Yesterday I woke up at 5.30am ready to tackle the day, my mental health checklist in hand. As per the pre-scheduled arrangement, I did yoga, read the Quran, read and had a cup of tea. All was good and zen until the children opened their eyes at 7am.
After that, everything went zig zag. By 8am, I had already refereed a verbal argument between two little humans and shouted after them to pick up their toys. By 9am, I was deep in an internal argument with myself while washing dishes (what will give me greater peace: a clean cups and plates or a lie down on the sofa?) By 11am, I closed my eyes for a quick second only to wake up half an hour later in a panic over being late to a party that we were due to attend.
My husband-ever the zen-master-looked over at me as I was getting dressed and casually remarked that I looked stressed.
It wasn’t even midday but Day 2 was already a failure, or so I thought.
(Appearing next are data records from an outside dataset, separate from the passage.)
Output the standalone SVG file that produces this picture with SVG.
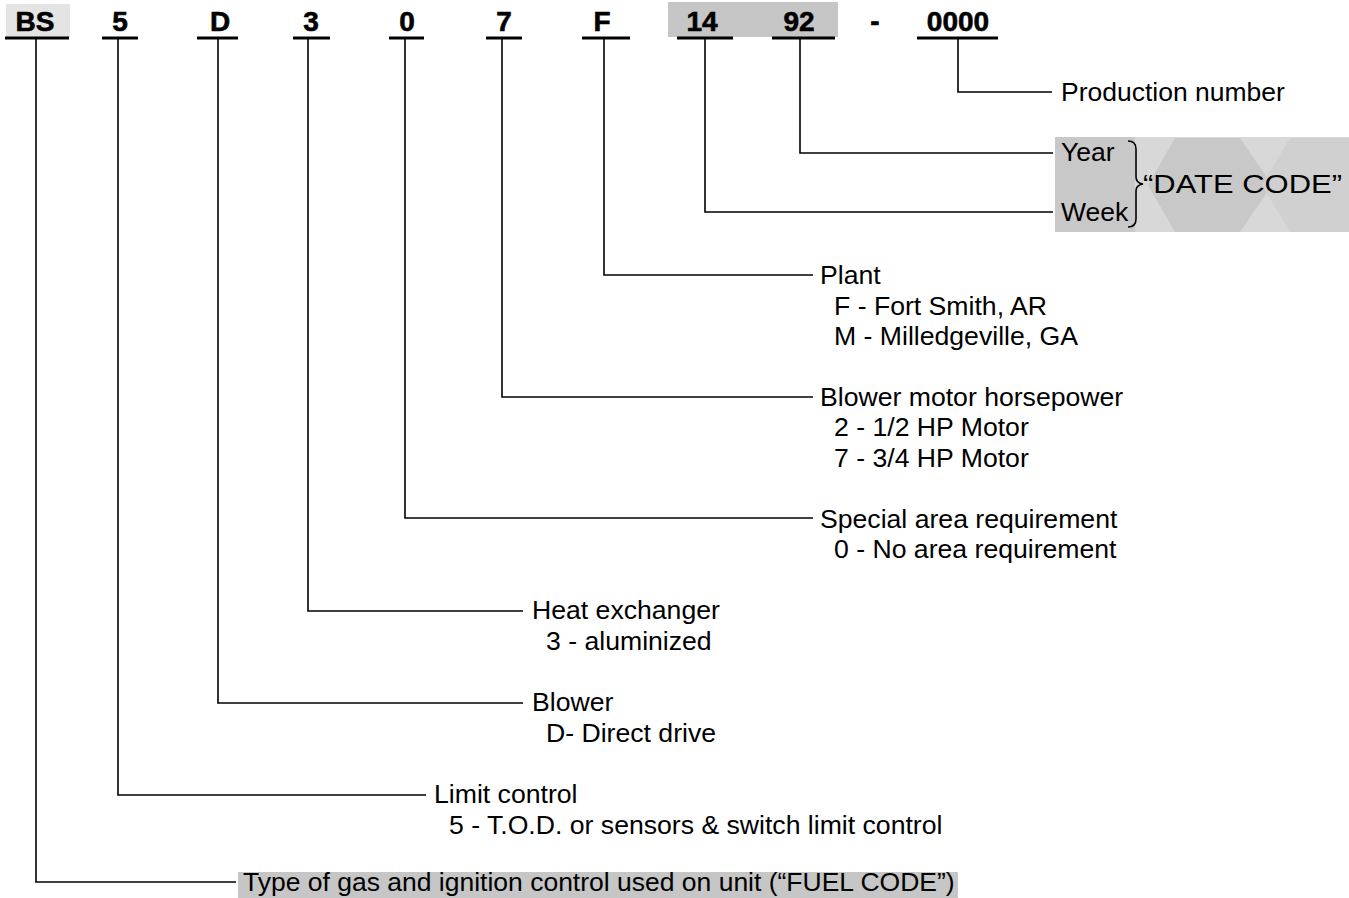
<svg xmlns="http://www.w3.org/2000/svg" width="1349" height="898" viewBox="0 0 1349 898">
<style>
  .code { font-family: "Liberation Sans", Arial, sans-serif; font-weight: bold; font-size: 28px; fill: #000; stroke: #000; stroke-width: 0.6; text-anchor: middle; }
  .lbl { font-family: "Liberation Sans", Arial, sans-serif; font-size: 25px; fill: #000; }
  .ul { stroke: #000; stroke-width: 3; fill: none; }
  .conn { stroke: #000; stroke-width: 1.6; fill: none; }
  .shade { fill: #c6c6c6; }
</style>
<rect width="1349" height="898" fill="#fff"/>

<!-- background shading -->
<g id="shading">
  <rect x="6" y="4" width="64" height="33" fill="#e4e4e4"/>
  <rect x="668" y="2" width="170" height="35" class="shade"/>
  <rect x="1055" y="137" width="294" height="95" fill="#d8d8d8"/>
  <rect x="1055" y="137" width="80" height="95" fill="#c8c8c8"/>
  <polygon points="1175,138 1240,138 1272,185 1240,232 1175,232 1148,185" fill="#c8c8c8"/>
  <polygon points="1290,138 1349,138 1349,232 1290,232 1262,185" fill="#d0d0d0"/>
  <rect x="238" y="872" width="720" height="26" class="shade"/>
</g>

<!-- code characters -->
<g id="code-BS"><text class="code" x="35" y="31">BS</text><line class="ul" x1="5" y1="38" x2="69" y2="38"/></g>
<g id="code-5"><text class="code" x="120" y="31">5</text><line class="ul" x1="102" y1="38" x2="138" y2="38"/></g>
<g id="code-D"><text class="code" x="220" y="31">D</text><line class="ul" x1="197" y1="38" x2="238" y2="38"/></g>
<g id="code-3"><text class="code" x="311" y="31">3</text><line class="ul" x1="293" y1="38" x2="330" y2="38"/></g>
<g id="code-0"><text class="code" x="407" y="31">0</text><line class="ul" x1="389" y1="38" x2="424" y2="38"/></g>
<g id="code-7"><text class="code" x="504" y="31">7</text><line class="ul" x1="486" y1="38" x2="522" y2="38"/></g>
<g id="code-F"><text class="code" x="602" y="31">F</text><line class="ul" x1="582" y1="38" x2="630" y2="38"/></g>
<g id="code-14"><text class="code" x="702" y="31">14</text><line class="ul" x1="677" y1="38" x2="733" y2="38"/></g>
<g id="code-92"><text class="code" x="799" y="31">92</text><line class="ul" x1="772" y1="38" x2="835" y2="38"/></g>
<g id="code-dash"><text class="code" x="875" y="31">-</text></g>
<g id="code-0000"><text class="code" x="958" y="31">0000</text><line class="ul" x1="917" y1="38" x2="998" y2="38"/></g>

<!-- connectors -->
<g id="connectors">
  <path class="conn" d="M36 39 V882 H236"/>
  <path class="conn" d="M118 39 V795 H426"/>
  <path class="conn" d="M218 39 V703 H523"/>
  <path class="conn" d="M308 39 V611 H523"/>
  <path class="conn" d="M405 39 V518 H813"/>
  <path class="conn" d="M502 39 V397 H813"/>
  <path class="conn" d="M604 39 V275 H813"/>
  <path class="conn" d="M705 39 V212 H1053"/>
  <path class="conn" d="M800 39 V153 H1053"/>
  <path class="conn" d="M958 39 V92 H1052"/>
  <path class="conn" d="M1128 141 Q1136 141 1136 149 V177 Q1136 183 1143 184 Q1136 185 1136 191 V219 Q1136 227 1128 227"/>
</g>

<!-- descriptions -->
<g id="prod-number"><text class="lbl" transform="translate(1061 101) scale(1.06 1)">Production number</text></g>
<g id="date-code">
  <text class="lbl" transform="translate(1061 161) scale(1.06 1)">Year</text>
  <text class="lbl" transform="translate(1061 221) scale(1.06 1)">Week</text>
  <text class="lbl" x="1143" y="193" textLength="199" lengthAdjust="spacingAndGlyphs">“DATE CODE”</text>
</g>
<g id="plant">
  <text class="lbl" transform="translate(820 284) scale(1.065 1)">Plant</text>
  <text class="lbl" transform="translate(834 315) scale(1.065 1)">F - Fort Smith, AR</text>
  <text class="lbl" transform="translate(834 345) scale(1.065 1)">M - Milledgeville, GA</text>
</g>
<g id="blower-motor">
  <text class="lbl" transform="translate(820 406) scale(1.065 1)">Blower motor horsepower</text>
  <text class="lbl" transform="translate(834 436) scale(1.065 1)">2 - 1/2 HP Motor</text>
  <text class="lbl" transform="translate(834 467) scale(1.065 1)">7 - 3/4 HP Motor</text>
</g>
<g id="special-area">
  <text class="lbl" transform="translate(820 528) scale(1.065 1)">Special area requirement</text>
  <text class="lbl" transform="translate(834 558) scale(1.065 1)">0 - No area requirement</text>
</g>
<g id="heat-exchanger">
  <text class="lbl" transform="translate(532 619) scale(1.065 1)">Heat exchanger</text>
  <text class="lbl" transform="translate(546 650) scale(1.065 1)">3 - aluminized</text>
</g>
<g id="blower">
  <text class="lbl" transform="translate(532 711) scale(1.065 1)">Blower</text>
  <text class="lbl" transform="translate(546 742) scale(1.065 1)">D- Direct drive</text>
</g>
<g id="limit-control">
  <text class="lbl" transform="translate(434 803) scale(1.065 1)">Limit control</text>
  <text class="lbl" transform="translate(449 834) scale(1.065 1)">5 - T.O.D. or sensors &amp; switch limit control</text>
</g>
<g id="fuel-code">
  <text class="lbl" transform="translate(243 891) scale(1.06 1)">Type of gas and ignition control used on unit (“FUEL CODE”)</text>
</g>
</svg>
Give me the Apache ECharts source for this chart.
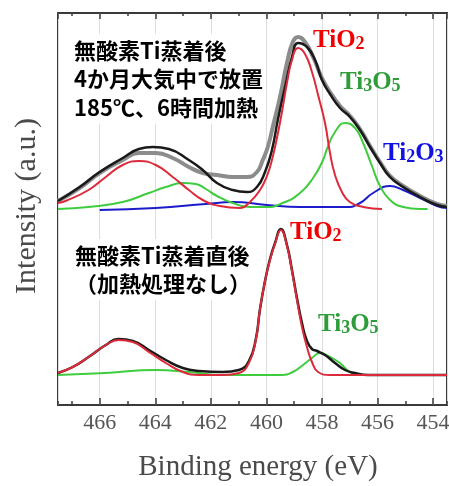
<!DOCTYPE html>
<html>
<head>
<meta charset="utf-8">
<script src="https://cdn.jsdelivr.net/npm/echarts@6/dist/echarts.min.js"></script>
<style>html,body{margin:0;padding:0;background:#fff}#c{width:449px;height:486px}</style>
</head>
<body>
<div id="c"></div>
<script>
// ---- data (binding energy eV, intensity a.u.) ----
const tickLabels = [466, 464, 462, 460, 458, 456, 454];

// upper spectrum: 185°C, 6h heated
const topDataE = [467.5, 466.72, 466.0, 465.17, 464.59, 463.98, 463.37, 462.79, 462.29, 461.78, 461.21, 460.70, 460.34, 460.13, 459.95, 459.77, 459.51, 459.26, 459.05, 458.86, 458.61, 458.32, 458.0, 457.71, 457.35, 456.99, 456.63, 456.27, 455.91, 455.55, 455.08, 454.47, 453.86, 453.5];
const topDataI = [204, 217, 232, 245, 252, 252, 247, 238, 232, 230, 228, 228, 233, 245, 258, 278, 308, 342, 363, 368, 363, 348, 327, 313, 299, 289, 276, 259, 243, 229, 219, 209, 201, 199];

const topSumE = [467.5, 466.72, 466.0, 465.17, 464.59, 464.09, 463.51, 462.79, 462.29, 461.78, 461.21, 460.70, 460.34, 460.05, 459.80, 459.59, 459.33, 459.08, 458.86, 458.54, 458.25, 458.0, 457.71, 457.35, 456.99, 456.63, 456.27, 455.91, 455.55, 455.08, 454.47, 453.86, 453.5];
const topSumI = [204, 218, 233, 247, 256, 258, 256, 245, 235, 222, 215, 213, 218, 233, 255, 285, 318, 348, 362, 358, 345, 325, 311, 297, 288, 275, 258, 242, 228, 218, 208, 200, 198];

const topTiO2E = [467.5, 467.23, 466.40, 465.78, 465.17, 464.59, 463.98, 463.37, 462.79, 462.29, 461.68, 460.95, 460.59, 460.23, 459.98, 459.80, 459.62, 459.44, 459.26, 459.08, 458.86, 458.61, 458.36, 458.14, 457.89, 457.71, 457.53, 457.28, 457.00, 456.52, 455.84];
const topTiO2I = [202, 204, 215, 228, 240, 244, 240, 228, 215, 205, 199, 197, 203, 215, 229, 245, 267, 293, 322, 345, 357, 351, 333, 310, 282, 252, 230, 213, 203, 198, 196];

const topTi3O5E = [467.5, 466.40, 465.17, 464.23, 463.62, 463.01, 462.54, 462.18, 461.78, 461.21, 460.59, 459.98, 459.41, 458.79, 458.32, 457.96, 457.82, 457.53, 457.17, 456.81, 456.52, 456.20, 455.91, 455.55, 455.08, 454.47, 454.20];
const topTi3O5I = [196, 198, 203, 212, 218, 222, 221, 216, 209, 202, 198, 198, 202, 212, 227, 245, 256, 273, 282, 277, 262, 239, 219, 205, 198, 196, 196];

const topTi2O3E = [466.0, 463.98, 462.18, 461.21, 459.98, 458.79, 457.71, 457.10, 456.63, 456.16, 455.55, 455.08, 454.47, 453.86, 453.5];
const topTi2O3I = [195, 197, 201, 203, 200, 198, 198, 198, 202, 212, 219, 215, 207, 199, 197];

// lower spectrum: as deposited (no heating)
const botSumE = [467.5, 466.97, 466.40, 465.78, 465.32, 464.81, 464.23, 463.62, 463.01, 462.43, 461.57, 460.99, 460.63, 460.38, 460.23, 460.05, 459.87, 459.69, 459.48, 459.26, 459.08, 458.90, 458.72, 458.54, 458.36, 458.18, 457.89, 457.53, 457.17, 456.81, 456.34, 453.5];
const botSumI = [32, 38, 48, 60, 66, 64, 55, 45, 37, 34, 33, 35, 44, 66, 96, 124, 146, 162, 176, 160, 135, 107, 82, 64, 56, 54, 50, 42, 35, 32, 30, 30];

const botTiO2E = [467.5, 466.97, 466.40, 465.78, 465.32, 464.81, 464.23, 463.62, 463.01, 462.43, 461.57, 460.99, 460.63, 460.38, 460.23, 460.05, 459.87, 459.69, 459.48, 459.26, 459.08, 458.90, 458.72, 458.54, 458.36, 458.14, 457.71, 453.5];
const botTiO2I = [32, 38, 48, 60, 65, 63, 53, 42, 33, 30, 30, 32, 42, 65, 96, 124, 145, 161, 175, 159, 134, 105, 78, 58, 43, 33, 30, 30];

const botTi3O5E = [467.5, 465.78, 463.98, 462.79, 461.57, 460.59, 459.41, 459.05, 458.68, 458.36, 458.07, 457.71, 457.35, 456.99, 456.52, 456.27];
const botTi3O5I = [30, 32, 35, 33, 30, 30, 30, 33, 40, 47, 52, 48, 42, 33, 30, 30];

// ---- chart ----
const pairs = (xs, ys) => xs.map((x, i) => [x, ys[i]]);
const chart = echarts.init(document.getElementById('c'), null, {renderer: 'canvas'});

const C_RED = '#dc2a3a', C_GREEN = '#3fcc3f', C_BLUE = '#1c1ccc', C_BLACK = '#1a1a1a', C_GRAY = '#8c8c8c';

function curve(name, xs, ys, color, width, z) {
  return {
    name, type: 'line', data: pairs(xs, ys), smooth: 0.5,
    showSymbol: false, symbol: 'none', silent: true, z: z,
    lineStyle: {color, width}, xAxisIndex: 0, yAxisIndex: 0
  };
}

const baseX = {
  type: 'value', min: 453.5, max: 467.5, inverse: true, gridIndex: 0,
  axisLine: {show: false, onZero: false}
};
const serif = 'Liberation Serif, Times New Roman, serif';
const cjk = 'Noto Sans CJK JP, sans-serif';

function subLabel(txt, x, y, color) {
  return {
    type: 'text', left: x, top: y, z: 100,
    style: {
      text: txt, fill: color,
      rich: {
        a: {fontSize: 25, fontFamily: serif, fontWeight: 'bold', fill: color, lineHeight: 25, verticalAlign: 'top', padding: [0, 0, 6, 0]},
        b: {fontSize: 18, fontFamily: serif, fontWeight: 'bold', fill: color, lineHeight: 18, verticalAlign: 'bottom'}
      }
    }
  };
}

chart.setOption({
  animation: false,
  grid: {left: 58, right: 2, top: 13, bottom: 81, containLabel: false, outerBoundsMode: 'none',
    show: true, borderColor: '#3a3a3a', borderWidth: 2, backgroundColor: 'transparent'},
  xAxis: [
    Object.assign({}, baseX, {
      position: 'bottom', splitNumber: 7,
      axisTick: {show: true, inside: true, length: 7, lineStyle: {color: '#3a3a3a', width: 1.5}},
      axisLabel: {show: true, showMinLabel: false, showMaxLabel: false, margin: 7,
        fontFamily: serif, fontSize: 22, color: '#555',
        formatter: v => (tickLabels.indexOf(Math.round(v * 100) / 100) >= 0 ? String(v) : '')},
      splitLine: {show: true, lineStyle: {color: '#dedede', width: 1}}
    }),
    Object.assign({}, baseX, {
      position: 'bottom', splitNumber: 14,
      axisTick: {show: true, inside: true, length: 4, lineStyle: {color: '#3a3a3a', width: 1.5}},
      axisLabel: {show: false}, splitLine: {show: false}
    }),
    Object.assign({}, baseX, {
      position: 'top', splitNumber: 7,
      axisTick: {show: true, inside: true, length: 6, lineStyle: {color: '#3a3a3a', width: 1.5}},
      axisLabel: {show: false}, splitLine: {show: false}
    }),
    Object.assign({}, baseX, {
      position: 'top', splitNumber: 14,
      axisTick: {show: true, inside: true, length: 3, lineStyle: {color: '#3a3a3a', width: 1.5}},
      axisLabel: {show: false}, splitLine: {show: false}
    })
  ],
  yAxis: [{
    type: 'value', min: 0, max: 392,
    axisLine: {show: false}, axisTick: {show: false}, axisLabel: {show: false}, splitLine: {show: false}
  }],
  series: [
    curve('topData', topDataE, topDataI, C_GRAY, 4, 2),
    curve('topTi2O3', topTi2O3E, topTi2O3I, C_BLUE, 2, 3),
    curve('topTi3O5', topTi3O5E, topTi3O5I, C_GREEN, 2, 4),
    curve('topSum', topSumE, topSumI, C_BLACK, 2.5, 5),
    curve('topTiO2', topTiO2E, topTiO2I, C_RED, 2, 6),
    curve('botTi3O5', botTi3O5E, botTi3O5I, C_GREEN, 2, 4),
    curve('botSum', botSumE, botSumI, C_BLACK, 2.5, 5),
    curve('botTiO2', botTiO2E, botTiO2I, C_RED, 2, 6)
  ],
  graphic: [
    {type: 'text', left: 71, top: 34, z: 90,
      style: {text: '無酸素Ti蒸着後\n4か月大気中で放置\n185℃、6時間加熱', fill: '#000',
        fontSize: 22, fontWeight: 'bold', fontFamily: cjk,
        lineHeight: 28.5, backgroundColor: '#fff', padding: [2, 3]}},
    {type: 'text', left: 72, top: 239, z: 90,
      style: {text: '無酸素Ti蒸着直後\n（加熱処理なし）', fill: '#000',
        fontSize: 22, fontWeight: 'bold', fontFamily: cjk,
        lineHeight: 28.5, backgroundColor: '#fff', padding: [2, 3]}},
    subLabel('{a|TiO}{b|2}', 313, 28, '#f00000'),
    subLabel('{a|Ti}{b|3}{a|O}{b|5}', 340, 70, '#2f9c3a'),
    subLabel('{a|Ti}{b|2}{a|O}{b|3}', 383, 141, '#1212e0'),
    subLabel('{a|TiO}{b|2}', 290, 220, '#f00000'),
    subLabel('{a|Ti}{b|3}{a|O}{b|5}', 318, 312, '#2f9c3a'),
    {type: 'text', x: 258, y: 467, z: 90,
      style: {text: 'Binding energy (eV)', fill: '#4a4a4a', fontFamily: serif, fontSize: 29,
        textAlign: 'center', textVerticalAlign: 'middle'}},
    {type: 'text', x: 27, y: 206, rotation: Math.PI / 2, z: 90,
      style: {text: 'Intensity (a.u.)', fill: '#4a4a4a', fontFamily: serif, fontSize: 30,
        textAlign: 'center', textVerticalAlign: 'middle'}}
  ]
});
</script>
</body>
</html>
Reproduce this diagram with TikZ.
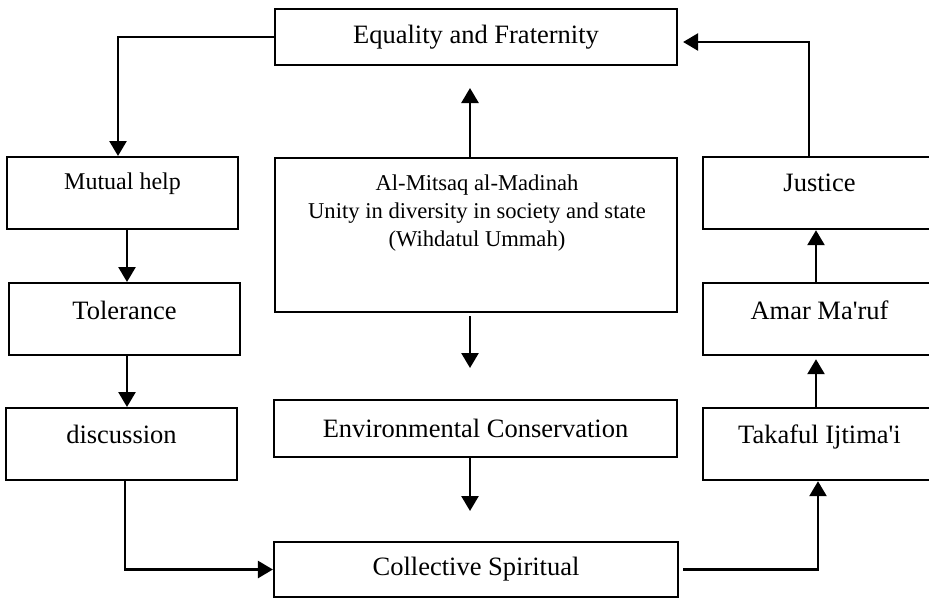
\documentclass[tikz,border=0pt]{standalone}
\usepackage{fontspec}
\setmainfont{Liberation Serif}
\usetikzlibrary{arrows.meta}
\begin{document}
\begin{tikzpicture}[x=1pt,y=-1pt,
  box/.style={draw, line width=2.2pt, inner sep=0pt, font=\fontsize{26.5}{32}\selectfont},
  sidebox/.style={box, minimum width=231pt, anchor=north},
  rightbox/.style={sidebox, minimum width=233pt},
  arr/.style={line width=2.6pt, -{Triangle[width=17pt,length=15pt]}}]
\useasboundingbox (0,0) rectangle (929,598);
\clip (0,0) rectangle (929,598);
% centre column
\node[box, minimum width=402pt, minimum height=56pt] (eq) at (476,37) {Equality and Fraternity};
\node[box, minimum width=402pt, minimum height=154pt] (mitsaq) at (476,235) {};
\node[inner sep=0pt, anchor=north, align=center, font=\fontsize{22.6}{28}\selectfont] (mitsaqtext) at (477,174.6)
  {Al-Mitsaq al-Madinah\\Unity in diversity in society and state\\(Wihdatul Ummah)};
\node[box, minimum width=403pt, minimum height=57pt] (env) at (475.5,428.5) {Environmental Conservation};
\node[box, minimum width=404pt, minimum height=55pt] (coll) at (476,569.5) {Collective Spiritual};
% left column
\node[sidebox, font=\fontsize{24}{29}\selectfont, text height=32pt, text depth=40pt] (mutual) at (122.5,156) {Mutual help};
\node[sidebox, text height=36pt, text depth=36pt] (tol) at (124.5,282) {Tolerance};
\node[sidebox, text height=35pt, text depth=37pt] (disc) at (121.5,407) {discussion};
% right column
\node[rightbox, text height=34pt, text depth=38pt] (just) at (819.5,156) {Justice};
\node[rightbox, text height=36pt, text depth=36pt] (amar) at (819.5,282) {Amar Ma\textquotesingle ruf};
\node[rightbox, text height=35pt, text depth=37pt] (tak) at (819.5,407) {Takaful Ijtima\textquotesingle i};
% free arrow ends
\coordinate (upTip) at (470,88);
\coordinate (downTipA) at (470,368);
\coordinate (downTipB) at (470,511);
% connectors
\draw[arr] (eq.west) -| ([xshift=-4.5pt]mutual.north);
\draw[arr] ([xshift=4.5pt]mutual.south) -- ([xshift=2.5pt]tol.north);
\draw[arr] ([xshift=2.5pt]tol.south) -- ([xshift=5.5pt]disc.north);
\draw[arr] ([xshift=3.5pt]disc.south) |- (coll.west);
\draw[arr] ([xshift=4pt]coll.east) -| ([xshift=-1.5pt]tak.south);
\draw[arr] ([xshift=-3.5pt]tak.north) -- ([xshift=-3.5pt,yshift=-3pt]amar.south);
\draw[arr] ([xshift=-3.5pt]amar.north) -- ([xshift=-3.5pt]just.south);
\draw[arr] ([xshift=-10.5pt]just.north) |- ([xshift=5pt,yshift=-5pt]eq.east);
\draw[arr] ([xshift=-6pt]mitsaq.north) -- (upTip);
\draw[arr] ([xshift=-6pt,yshift=-3pt]mitsaq.south) -- (downTipA);
\draw[arr] ([xshift=-5.5pt]env.south) -- (downTipB);
\end{tikzpicture}
\end{document}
While talking to a good friend of mine (a medical doctor) about yesterday’s ‘failure’, she reminded me that being aware of these stressful feelings is half the battle against mental illness. Self-awareness is important because it helps us understand who were are and why we behave the way we do. The more self-aware we are, the better masters of our emotions we become. Instead of feeling helpless in the face of stress, we can take control and respond to it in a healthy and productive way.